Appellant heeft in hoger beroep tegen dit oordeel van de rechtbank aangevoerd dat bij de vaststelling van dit besteedbare vermogen ten onrechte de koopsompolis niet buiten beschouwing is gelaten. In ieder geval had uitgegaan moeten worden van de afkoopwaarde van de polis of had rekening gehouden moeten worden met de belasting die appellant had moeten betalen over het bedrag van € 20.232,-, indien hij dit niet had kunnen beleggen in een koopsompolis. Ook deze gronden slagen niet. Gelet op hetgeen onder 4.1 is overwogen, is terecht uitgegaan van het vermogen van appellant op 1 november 2011 en niet van het vermogen op een later moment toen de koopsompolis al was afgesloten. Derhalve hoefde het hierin belegde bedrag niet buiten beschouwing te worden gelaten en hoefde ook niet uitgegaan te worden van slechts de afkoopwaarde van de koopsompolis. Ten aanzien van de belasting die appellant eventueel had moeten betalen over het in de koopsompolis belegde bedrag, heeft appellant volstaan met aannames over bedragen die hij had moeten betalen als hij het bedrag niet in een koopsompolis had belegd. Zoals de Raad eerder heeft overwogen in zijn uitspraak van 13 december 2011 (ECLI:NL:CRVB:2011:BU8393) vormt eventueel in de toekomst te betalen belasting geen concrete schuld waarmee in het kader van de toepassing van de WWB bij de vaststelling van het vermogen rekening dient te worden gehouden.
4.4.
Uit 4.1 tot en met 4.3 volgt dat het hoger beroep niet slaagt. De aangevallen uitspraak dient te worden bevestigd.
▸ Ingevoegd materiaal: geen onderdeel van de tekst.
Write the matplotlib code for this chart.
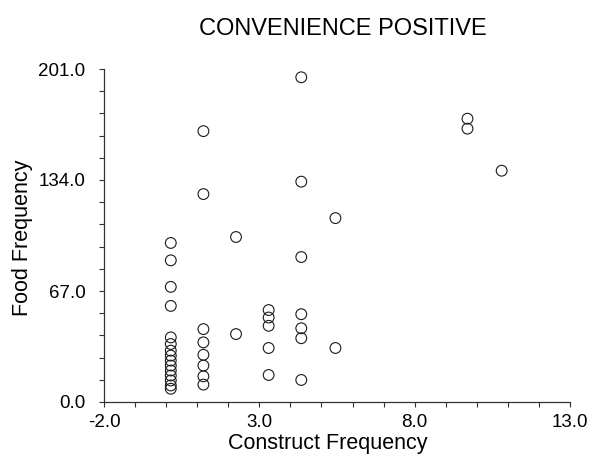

5. Voor een proceskostenveroordeling bestaat geen aanleiding.

BESLISSING

De Centrale Raad van Beroep bevestigt de aangevallen uitspraak.
Deze uitspraak is gedaan door J.F. Bandringa als voorzitter, en C.H. Rombouts en
Th.C. van Sloten als leden, in tegenwoordigheid van T.A. Meijering als griffier. De beslissing is uitgesproken in het openbaar op 10 februari 2015.